The identity angle is central. Off-ramp controls depend on knowing who is initiating the conversion, whether the account is legitimate, and whether the beneficiary relationship is consistent with prior behaviour. Where NHI or agentic automation is involved, teams also need to determine whether an automated workflow, API key, or service account is initiating the transfer on behalf of a human user. That makes authentication strength, delegated authority, and behavioural monitoring part of the off-ramp decision, not separate concerns. The NIST SP 800-63B guidance remains relevant whenever identity assurance influences release of value.

Teams should also distinguish off-ramp risk from generic transaction risk. A low-value withdrawal may be acceptable in one context and highly suspicious in another, depending on velocity, destination, and account history. Organisations typically encounter the true cost of weak off-ramp controls only after funds have already left the platform, at which point recovery, attribution, and customer remediation become operationally unavoidable.

Standards & Framework Alignment

This section maps relevant standards and security frameworks to the operational risks and controls described in this guidance.

NIST CSF 2.0, NIST SP 800-63, NIST AI RMF and NIST SP 800-53 Rev 5 set the technical controls, while ISO/IEC 27001:2022 define the regulatory obligations.

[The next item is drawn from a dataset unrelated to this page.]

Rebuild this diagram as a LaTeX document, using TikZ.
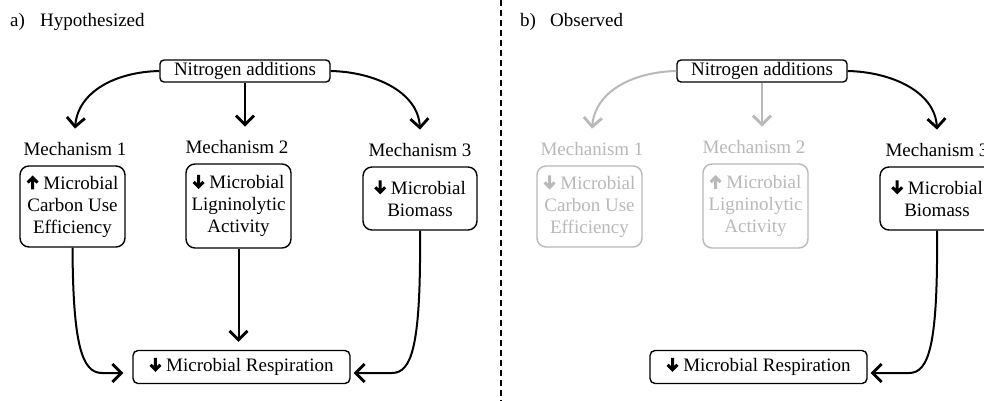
\documentclass[tikz,border=0pt]{standalone}
\usepackage{fontspec}
\setmainfont{Liberation Serif}
\usetikzlibrary{arrows.meta}
\definecolor{fadec}{RGB}{185,185,185}
\newcommand{\fs}{\fontsize{19}{22}\selectfont}
\newcommand{\dnarr}{\tikz[baseline=0pt,x=1pt,y=1pt,sharp corners]{\fill (0,0) -- (6,6) -- (3.88,8.12) -- (1.5,5.74) -- (1.5,14) -- (-1.5,14) -- (-1.5,5.74) -- (-3.88,8.12) -- (-6,6) -- cycle;}}
\newcommand{\uparr}{\tikz[baseline=0pt,x=1pt,y=1pt,sharp corners]{\fill (0,14) -- (6,8) -- (3.88,5.88) -- (1.5,8.26) -- (1.5,0) -- (-1.5,0) -- (-1.5,8.26) -- (-3.88,5.88) -- (-6,8) -- cycle;}}
\begin{document}
\begin{tikzpicture}[x=1pt,y=-1pt,
  box/.style={draw, rounded corners=9pt, line width=1.4pt, align=center, inner sep=0pt, font=\fs},
  nbox/.style={draw, rounded corners=4pt, line width=1.4pt, inner sep=0pt, font=\fs, minimum width=170pt, minimum height=22pt},
  rbox/.style={draw, rounded corners=5pt, line width=1.4pt, inner sep=0pt, font=\fs, minimum width=217pt, minimum height=33pt},
  lbl/.style={font=\fs, inner sep=0pt},
  mech/.style={font=\fs, inner xsep=0pt, inner ysep=13pt},
  conn/.style={line width=2pt, -{Straight Barb[length=9pt,width=18pt,line width=2.8pt]}},
  faded/.style={draw=fadec, text=fadec},
  fadedline/.style={draw=fadec},
  divider/.style={line width=2pt, dash pattern=on 6pt off 4pt}]
\useasboundingbox (0,0) rectangle (984,401);
\clip (0,0) rectangle (984,401);
\fill[white] (0,0) rectangle (984,401);

% ---------- panel a ----------
\node[lbl, anchor=base west] (aA) at (10,27) {a)};
\node[lbl, anchor=base west] (aT) at (40,27) {Hypothesized};
\node[nbox] (aN) at (245,71) {Nitrogen additions};
\node[mech, anchor=base] (am1) at (75,155) {Mechanism 1};
\node[mech, anchor=base] (am2) at (237,153) {Mechanism 2};
\node[mech, anchor=base] (am3) at (420,156) {Mechanism 3};
\node[box, minimum width=105pt, minimum height=81pt] (ab1) at (72.5,206.5) {\uparr{} Microbial\\Carbon Use\\Efficiency};
\node[box, minimum width=105pt, minimum height=84pt] (ab2) at (238.5,206) {\dnarr{} Microbial\\Ligninolytic\\Activity};
\node[box, minimum width=114pt, minimum height=63pt] (ab3) at (420,198.5) {\dnarr{} Microbial\\Biomass};
\node[rbox] (ar) at (241.5,367) {\dnarr{} Microbial Respiration};
\coordinate (aj1) at (102,373);
\coordinate (aj3) at (392,373);
\draw[conn] (aN.west) .. controls (115,72) and (78,92) .. (am1.north);
\draw[conn] (aN.south) -- (aN.south |- am2.north);
\draw[conn] (aN.east) .. controls (375,72) and (418,92) .. (am3.north);
\draw[conn, shorten >=9pt] (ab1.south) .. controls (73,345) and (82,373) .. (aj1) -- (aj1 -| ar.west);
\draw[conn, shorten >=8pt] (ab2.south) -- (ab2.south |- ar.north);
\draw[conn, shorten >=3pt] (ab3.south) .. controls (421,345) and (412,373) .. (aj3) -- (aj3 -| ar.east);

% ---------- divider ----------
\draw[divider] (500.5,0) -- (500.5,401);

% ---------- panel b ----------
\begin{scope}[xshift=517pt]
\node[lbl, anchor=base west] (bA) at (3,27) {b)};
\node[lbl, anchor=base west] (bT) at (33,27) {Observed};
\node[nbox] (bN) at (245,71) {Nitrogen additions};
\node[mech, anchor=base, text=fadec] (bm1) at (75,155) {Mechanism 1};
\node[mech, anchor=base, text=fadec] (bm2) at (237,153) {Mechanism 2};
\node[mech, anchor=base] (bm3) at (420,156) {Mechanism 3};
\node[box, faded, minimum width=105pt, minimum height=81pt] (bb1) at (72.5,206.5) {\dnarr{} Microbial\\Carbon Use\\Efficiency};
\node[box, faded, minimum width=105pt, minimum height=84pt] (bb2) at (238.5,206) {\uparr{} Microbial\\Ligninolytic\\Activity};
\node[box, minimum width=114pt, minimum height=63pt] (bb3) at (420,198.5) {\dnarr{} Microbial\\Biomass};
\node[rbox] (br) at (241.5,367) {\dnarr{} Microbial Respiration};
\coordinate (bj3) at (392,373);
\draw[conn, fadedline] (bN.west) .. controls (115,72) and (78,92) .. (bm1.north);
\draw[conn, fadedline] (bN.south) -- (bN.south |- bm2.north);
\draw[conn] (bN.east) .. controls (375,72) and (418,92) .. (bm3.north);
\draw[conn, shorten >=3pt] (bb3.south) .. controls (421,345) and (412,373) .. (bj3) -- (bj3 -| br.east);
\end{scope}
\end{tikzpicture}
\end{document}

Framework Control / Reference Relevance
NIST CSF 2.0 PR.AC-4 Access control and least privilege shape who can initiate value conversion.
NIST SP 800-63 IAL2 Identity assurance levels help confirm the person behind a high-risk conversion action.
NIST AI RMF AI RMF helps govern automated decisioning that may approve or block off-ramp events.
NIST SP 800-53 Rev 5 AU-6 Audit review supports detection of suspicious conversion and withdrawal patterns.
ISO/IEC 27001:2022 A.5.18 Access rights governance is relevant where conversion privileges must be tightly controlled.

Apply least-privilege approvals and verify entitlement before release of off-ramp transactions.